Quando se tratava de um novo Comandante de Lancha, o programa sofria uma “change”: após o fim da refeição e do convívio, o Comandante cessante e o novo dirigiam-se já noite fechada ao cais, embarcando na Lancha, porque era necessário cumprir uma missão que não tinha sido possível adiar; claro que essa missão tinha obviamente que ser agitada q.b.: ainda o navio não tinha saído da baía iniciava-se um “feroz” ataque a partir da margem, com fogo nutrido que rompia o escuro da noite, ecoava no Tchifuli e provocava a maior das confusões e “pânico” a bordo.

Depois de o Comandante “conseguir escapar” desta cilada sem baixas ou danos materiais, a Lancha regressava à Base, com o protagonista deste longo dia totalmente “impróprio para consumo”…

Terminada a jornada, era o momento para, finalmente, deixar o novo elemento recolher ao seu quarto para descansar e recuperar de tudo o que tinha vivido.

Nalguns casos e quando a chegada a Metangula ocorria mais próximo da hora do jantar, o programa era adaptado, eliminando-se algumas das cenas descritas e incluindo uma outra: para não atrasar a refeição, o recém-chegado, com a bagagem, era conduzido directamente à Messe; a meio do jantar, o Despenseiro aparecia, com ar compungido, a comunicar que tinha surgido uma situação inopinada e que não era possível disponibilizar, para aquela noite, instalações para o sr.

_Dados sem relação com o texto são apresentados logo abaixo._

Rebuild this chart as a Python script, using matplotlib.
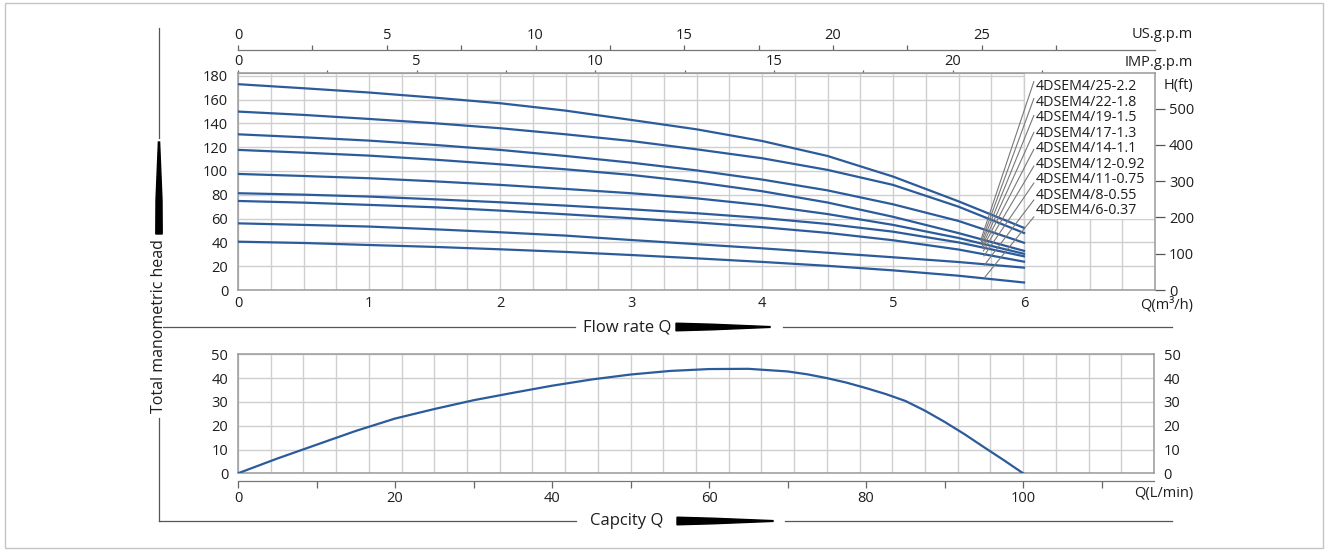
import numpy as np
import matplotlib
matplotlib.use('Agg')
import matplotlib.pyplot as plt
from matplotlib.patches import Rectangle, Polygon

plt.rcParams['font.family'] = ['Open Sans', 'DejaVu Sans']

# ---- data ----
# flow rate, m3/h
flow = [0, 0.5, 1, 1.5, 2, 2.5, 3, 3.5, 4, 4.5, 5, 5.5, 6]

models = ['4DSEM4/25-2.2', '4DSEM4/22-1.8', '4DSEM4/19-1.5', '4DSEM4/17-1.3',
          '4DSEM4/14-1.1', '4DSEM4/12-0.92', '4DSEM4/11-0.75', '4DSEM4/8-0.55',
          '4DSEM4/6-0.37']

# total head, m
head_25 = [172.9, 169.5, 165.9, 161.6, 156.9, 150.7, 142.9, 135.0, 125.2, 112.6, 95.3, 74.5, 52.2]
head_22 = [149.9, 147.1, 143.7, 140.1, 135.9, 130.8, 125.2, 118.2, 110.7, 100.9, 88.3, 70.0, 47.9]
head_19 = [130.8, 128.3, 125.5, 121.9, 117.7, 112.6, 107.0, 100.5, 92.8, 83.7, 72.0, 58.0, 39.7]
head_17 = [117.7, 115.4, 112.9, 109.5, 105.6, 101.4, 96.7, 90.6, 83.0, 73.5, 61.5, 47.8, 32.9]
head_14 = [97.5, 95.8, 93.9, 91.3, 88.3, 84.9, 81.3, 77.0, 71.3, 63.8, 54.7, 43.7, 30.4]
head_12 = [81.3, 80.1, 78.5, 76.2, 73.7, 70.9, 67.8, 64.5, 60.5, 55.5, 49.0, 40.0, 28.3]
head_11 = [74.8, 73.4, 71.5, 69.5, 66.7, 63.6, 60.3, 56.8, 52.8, 48.0, 41.8, 34.0, 23.8]
head_8 = [56.0, 54.7, 53.3, 51.0, 48.5, 45.7, 42.0, 38.5, 35.0, 31.3, 27.5, 23.5, 18.8]
head_6 = [40.6, 39.5, 37.8, 36.2, 34.2, 32.0, 29.4, 26.6, 23.6, 20.3, 16.5, 12.0, 6.3]
heads = [head_25, head_22, head_19, head_17, head_14, head_12, head_11, head_8, head_6]

# efficiency curve
capacity = [0, 5, 10, 15, 20, 25, 30, 35, 40, 45, 50, 55, 60, 65, 70, 72.5, 75, 77.5,
            80, 82.5, 85, 87.5, 90, 92.5, 95, 97.5, 100]
efficiency = [0, 6.2, 12, 17.8, 23, 27, 30.7, 33.8, 36.8, 39.4, 41.5, 43, 43.8, 43.9, 42.8,
              41.6, 40, 38.1, 35.8, 33.3, 30.4, 26.3, 21.6, 16.5, 11, 5.6, 0]

# leader line lower ends (head, m)
leader_end = [42, 40.3, 38.7, 37, 35.3, 32.8, 28.6, 21, 10.9]

M3H_TO_IMP = 3.666
M3H_TO_US = 4.403
M_TO_FT = 3.2808

W, H = 1326, 552
blue = '#2c5b9c'
grid_c = '#cfcfcf'
frame_c = '#9a9a9a'
txt_c = '#1e1e1e'


def fx(px):
    return px / W


def fy(py):
    return 1 - py / H


fig = plt.figure(figsize=(W / 100, H / 100), dpi=100)

# ---- decorations in pixel space ----
deco = fig.add_axes([0, 0, 1, 1], zorder=-5)
deco.set_xlim(0, W)
deco.set_ylim(H, 0)
deco.axis('off')
deco.add_patch(Rectangle((5, 3), 1318, 545, fill=False, ec='#c4c4c4', lw=1))
lc = '#555555'
deco.plot([163, 575], [327, 327], color=lc, lw=0.9)
deco.plot([783, 1172], [327, 327], color=lc, lw=0.9)
deco.text(583, 327, 'Flow rate Q', fontsize=12, va='center', ha='left', color=txt_c)
deco.add_patch(Polygon([(676, 323.2), (712, 324.2), (770, 326.6), (770, 327.4),
                        (712, 329.8), (676, 330.8)], color='black'))
deco.plot([159, 576], [521, 521], color=lc, lw=0.9)
deco.plot([785, 1172], [521, 521], color=lc, lw=0.9)
deco.text(590, 521, 'Capcity Q', fontsize=12, va='center', ha='left', color=txt_c)
deco.add_patch(Polygon([(677, 517.2), (713, 518.2), (773, 520.6), (773, 521.4),
                        (713, 523.8), (677, 524.8)], color='black'))
deco.plot([159, 159], [28, 138], color=lc, lw=0.9)
deco.plot([159, 159], [418, 521], color=lc, lw=0.9)
deco.add_patch(Polygon([(158.4, 142), (159.6, 142), (162.0, 200), (162.2, 234),
                        (155.8, 234), (156.0, 200)], color='black'))
deco.text(159, 326, 'Total manometric head', fontsize=11.5, rotation=90,
          va='center', ha='center', color=txt_c)

# ---- head curves ----
ax = fig.add_axes([fx(238), fy(290), fx(1155) - fx(238), fy(73) - fy(290)])
ax.set_xlim(0, 7)
ax.set_ylim(0, 182.3)
ax.set_axisbelow(True)
ax.set_xticks(range(7))
ax.set_xticks(np.arange(0, 7.01, 0.25), minor=True)
ax.set_yticks(range(0, 181, 20))
ax.grid(True, which='both', axis='x', color=grid_c, lw=1)
ax.grid(True, which='major', axis='y', color=grid_c, lw=1)
ax.tick_params(axis='both', which='both', length=0, labelsize=10.5, colors=txt_c)
ax.tick_params(axis='y', pad=7)
ax.tick_params(axis='x', pad=4)
for s in ax.spines.values():
    s.set_color(frame_c)
    s.set_linewidth(1.1)

for h in heads:
    ax.plot(flow, h, color=blue, lw=1.6, zorder=3)

# white label box over the grid
ax.add_patch(Rectangle((6, 60), 1.2, 130, facecolor='white', edgecolor='none', zorder=1))
ax.axvline(6, color=grid_c, lw=1, zorder=1.2)

for i, name in enumerate(models):
    ly = 170.8 - 13.03 * i
    ty = 175.0 - 14.2 * i
    ax.plot([5.67 + 0.004 * i, 6.075], [leader_end[i], ty], color='#777777', lw=0.8, zorder=4)
    ax.text(6.09, ly, name, fontsize=10.3, va='center', ha='left', color=txt_c, zorder=5)

# IMP g.p.m on the top edge
imp = ax.secondary_xaxis('top', functions=(lambda q: q * M3H_TO_IMP, lambda g: g / M3H_TO_IMP))
imp.set_xticks([0, 5, 10, 15, 20])
imp.set_xticks(np.arange(2.5, 23, 5), minor=True)
imp.tick_params(which='both', length=2.5, width=0.9, color='#666666', pad=0.5,
                labelsize=10.5, labelcolor=txt_c)
imp.spines['top'].set_color(frame_c)

# US g.p.m further up
us = ax.secondary_xaxis(1 + 23 / 217, functions=(lambda q: q * M3H_TO_US, lambda g: g / M3H_TO_US))
us.set_xticks([0, 5, 10, 15, 20, 25])
us.set_xticks(np.arange(2.5, 28, 5), minor=True)
us.tick_params(which='both', length=3.5, width=0.9, color='#666666', pad=1.5,
               labelsize=10.5, labelcolor=txt_c)
us.spines['top'].set_color('#777777')
us.spines['top'].set_linewidth(0.9)

ft = ax.secondary_yaxis('right', functions=(lambda m: m * M_TO_FT, lambda f: f / M_TO_FT))
ft.set_yticks(range(0, 501, 100))
ft.tick_params(length=7, width=0.9, color='#555555', pad=3, labelsize=10.5, labelcolor=txt_c)
ft.spines['right'].set_visible(False)

fig.text(fx(1193), fy(35), 'US.g.p.m', fontsize=10.5, ha='right', va='center', color=txt_c)
fig.text(fx(1193), fy(63), 'IMP.g.p.m', fontsize=10.5, ha='right', va='center', color=txt_c)
fig.text(fx(1193), fy(86), 'H(ft)', fontsize=10.5, ha='right', va='center', color=txt_c)
fig.text(fx(1193), fy(305), 'Q(m³/h)', fontsize=10.5, ha='right', va='center', color=txt_c)

# ---- efficiency curve ----
ax2 = fig.add_axes([fx(238), fy(473.3), fx(1154) - fx(238), fy(354.3) - fy(473.3)])
ax2.set_xlim(0, 700 / 6)
ax2.set_ylim(0, 50)
ax2.set_axisbelow(True)
ax2.set_xticks(np.arange(0, 117, 25 / 6))
ax2.set_yticks(range(0, 51, 10))
ax2.grid(True, color=grid_c, lw=1)
ax2.tick_params(axis='x', length=0, labelbottom=False)
ax2.tick_params(axis='y', length=0, labelsize=10.5, colors=txt_c, pad=7,
                labelright=True)
for s in ax2.spines.values():
    s.set_color(frame_c)
    s.set_linewidth(1.1)
ax2.plot(capacity, efficiency, color=blue, lw=1.6, zorder=3)

cap = ax2.secondary_xaxis(-8 / 119)
cap.set_xticks([0, 20, 40, 60, 80, 100])
cap.set_xticks(range(10, 111, 20), minor=True)
cap.tick_params(which='both', length=5, width=0.9, color='#666666', pad=2,
                labelsize=10.5, labelcolor=txt_c)
cap.spines['bottom'].set_color('#777777')
cap.spines['bottom'].set_linewidth(0.9)

fig.text(fx(1193), fy(494), 'Q(L/min)', fontsize=10.5, ha='right', va='center', color=txt_c)

fig.savefig('out.png', dpi=100, facecolor='white')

Tenente…pelo que já tinha colocado uma cama no hall de uma das residências, junto à porta para o exterior, onde ele teria que passar a noite; e igualmente o alertava para o perigo decorrente de uma cobra (das mais venenosas, claro) que andava por ali e ainda não tinha sido apanhada…

E a primeira noite terminava mesmo assim…

Mas havia sempre o day after e, manhã cedo, tempo das formaturas para serviços, quando o mal refeito “novo membro” se dava conta de que o execrável “agente da Pide/DGS” estava agora, ou a comandar uma Unidade de Fuzileiros, ou um Serviço, ou, ainda a Esquadrilha de Lanchas, e que o padre, afinal, tinha subitamente perdido a vocação e assumido uma carreira militar laica, começava na sua cabeça a desconstrução da “realidade virtual” vivida no dia anterior e o início do conhecimento do mundo que o acolheria a partir de então.

E começava igualmente, para o visado, uma nova fase da sua vida militar, intensa, respaldada nos valores induzidos no início deste texto – o respeito por cada um, a sã camaradagem, o convívio social aberto, o “bom senso” naval – cujos efeitos, regra geral, perduraram nos tempos que se seguiram e cujas marcas ainda hoje são visíveis.